Wadha, a grandmother surrounded by young children in dusty T-shirts and bare feet, said ISIS had beaten and killed people and forbidden her from smoking. They had taken the family’s generator and water pump. Then airstrikes had destroyed houses across the road.

Now life is better, Wadha said, but all the time she glanced uneasily at the YPG fighters who had accompanied us into her village.

Other Arabs here resent that the Kurds were slow to join the insurgency against the regime, preferring to sit it out. Even now, the YPG co-exists with a substantial contingent of Syrian soldiers inside Hasakah city.

“We have nothing to do with them, though sometimes we have an agreement not to encroach on an area,” Commander Lawand told CNN inside the YPG’s bombed headquarters. “We are the real opposition to the regime, but first we must fight the terror groups.”

That’s just what the U.S. wants to hear. In the wake of its failed efforts to train and equip moderate rebel groups elsewhere in Syria, there is a lot riding on the Kurds and their Arab allies.

American airstrikes were instrumental in helping the Kurds save the city of Kobani on the Turkish border and then pushing ISIS back. In a country of shifting alliances, it’s a proven partnership.

The Turkish question

But there’s a problem: the Turkish government regards the YPG as a terrorist group because of its affiliation with Kurdish brethren in the PKK, which has waged an armed separatist campaign inside Turkey for 30 years.

Turkey is alarmed that the YPG now controls much of the Syrian border with Turkey and is essentially creating a state within a state, and may use newly supplied weapons to take over the last stretch of the border not yet under its control.

In a speech on Saturday, Turkish President Recep Tayyip Erdogan said: “All they want is to seize northern Syria entirely.”

“We will under no circumstances allow northern Syria to become a victim of their scheming. Because this constitutes a threat for us,” Erdogan said.

The flag of Rojava — the name of Syrian Kurds’ homeland — flies everywhere. The Kurds have divided their land into three cantons. They are building checkpoints at the border with Iraq and even revising the school curriculum.

In battered cars and on café walls, the smiling moustachioed face of Abdullah Ocalan — leader of the PKK — peers down. His writings are absorbed by YPG fighters; some freely admit they have come from Turkey to lend experience to the YPG campaign.

The U.S. needs Turkey’s help in the war against ISIS, so it has to tread carefully in helping the Syrian Kurds.

The Pentagon went out of its way to insist that the ammunition drop had gone exclusively to moderate Arab groups, (some of whom then said — unhelpfully — that they would share the crates with the YPG.)

Were the U.S. to begin supplying the Kurds with what they really need to take the war to ISIS, the reaction from Ankara would likely be incandescent.

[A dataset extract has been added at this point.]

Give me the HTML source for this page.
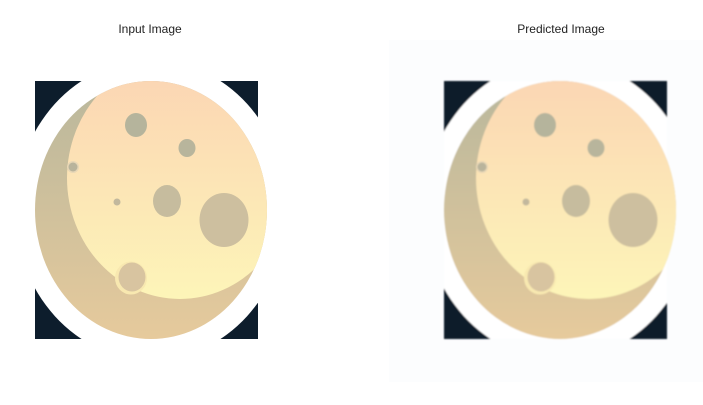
<!DOCTYPE html>
<html><head><meta charset="utf-8"><style>
html,body{margin:0;padding:0;background:#fff;}
svg{display:block;}
text{font-family:"Liberation Sans","DejaVu Sans",sans-serif;font-size:12px;fill:#222;}
</style></head><body>
<svg width="703" height="405" viewBox="0 0 703 405">
<defs>
<linearGradient id="lit" x1="0" y1="0" x2="0" y2="1">
<stop offset="0" stop-color="#fbd3b3"/><stop offset="1" stop-color="#fdf5b8"/></linearGradient>
<linearGradient id="shd" x1="0" y1="0" x2="0" y2="1">
<stop offset="0" stop-color="#b9b79c"/><stop offset="1" stop-color="#e6ca9c"/></linearGradient>
<clipPath id="sq"><rect x="35" y="81" width="223" height="258"/></clipPath>
<clipPath id="moonclip"><ellipse cx="151" cy="210" rx="116" ry="129"/></clipPath>
<filter id="blur"><feGaussianBlur stdDeviation="0.8"/></filter>
<g id="moon">
<g clip-path="url(#sq)">
<rect x="35" y="81" width="223" height="258" fill="#0d1d2c"/>
<ellipse cx="151" cy="210" rx="136" ry="150" fill="#ffffff"/>
</g>
<ellipse cx="151" cy="210" rx="116" ry="129" fill="url(#shd)"/>
<g clip-path="url(#moonclip)">
<ellipse cx="180" cy="178" rx="113" ry="121" fill="url(#lit)"/>
</g>
<ellipse cx="136" cy="125" rx="11" ry="12" fill="#b5b49c"/>
<ellipse cx="187" cy="148" rx="8.5" ry="9" fill="#b8b59c"/>
<circle cx="73" cy="167" r="6" fill="#e8d7b6"/>
<circle cx="73" cy="167" r="4.5" fill="#b9b49c"/>
<circle cx="117" cy="202" r="3.5" fill="#c2b89d"/>
<ellipse cx="167" cy="201" rx="14" ry="16" fill="#c6bc9e"/>
<ellipse cx="224" cy="220" rx="24.5" ry="27" fill="#cdbf9f"/>
<ellipse cx="131" cy="278" rx="16" ry="16.5" fill="#f8e8b0"/>
<ellipse cx="132" cy="277" rx="13.5" ry="14.5" fill="#d8c4a0"/>
</g>
</defs>
<text x="150" y="33" text-anchor="middle">Input Image</text>
<text x="561" y="33" text-anchor="middle">Predicted Image</text>
<g><use href="#moon"/></g>
<rect x="389" y="40" width="314" height="342" fill="#fcfdfe"/>
<g filter="url(#blur)"><use href="#moon" transform="translate(409,0)"/></g>
</svg>
</body></html>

And Erdogan is watching: “Whatever arms assistance they [the YPG] receive, it is coming from these countries. We know very well whose arms,” he said.

Despite their lack of heavy weapons, the YPG can count on coalition airstrikes.

At his frontline position, Rezan clutched an orange GPS device. Marked up with coordinates, it helped his unit call in support from the skies.

He had spent seven days being trained to use it in the city of Qamishli. By whom? He raised his eyebrows and looked away.

“Believe me, I can’t say,” Rezan said sheepishly. “When you finish the training it’s a secret. But they weren’t speaking Kurdish.”

The coalition carried out 140 airstrikes in and around Hasakah in August and September alone. Whole neighborhoods that were once occupied by ISIS are now a jumble of rubble and pancaked houses.

Commander Lawand says his men and women are ready to help Arab groups take Raqqa, and with western weapons “liberating the city will be quicker and easier.”

Even so, he acknowledges that a force of some 20,000 will probably be needed to drive ISIS out of the jewel in its Syrian crown. There is no sense that an offensive is imminent.

“In the winter maybe,” says Lalwand, vaguely.

At some point in the distant future, the shape of a new Syria will have to be negotiated; until then, the Kurds are establishing “facts on the ground” to strengthen their bargaining position.

“Of course we are still Syrians,” said one fighter resting on a sandbag outside Hasakah. “But first we are Kurds.”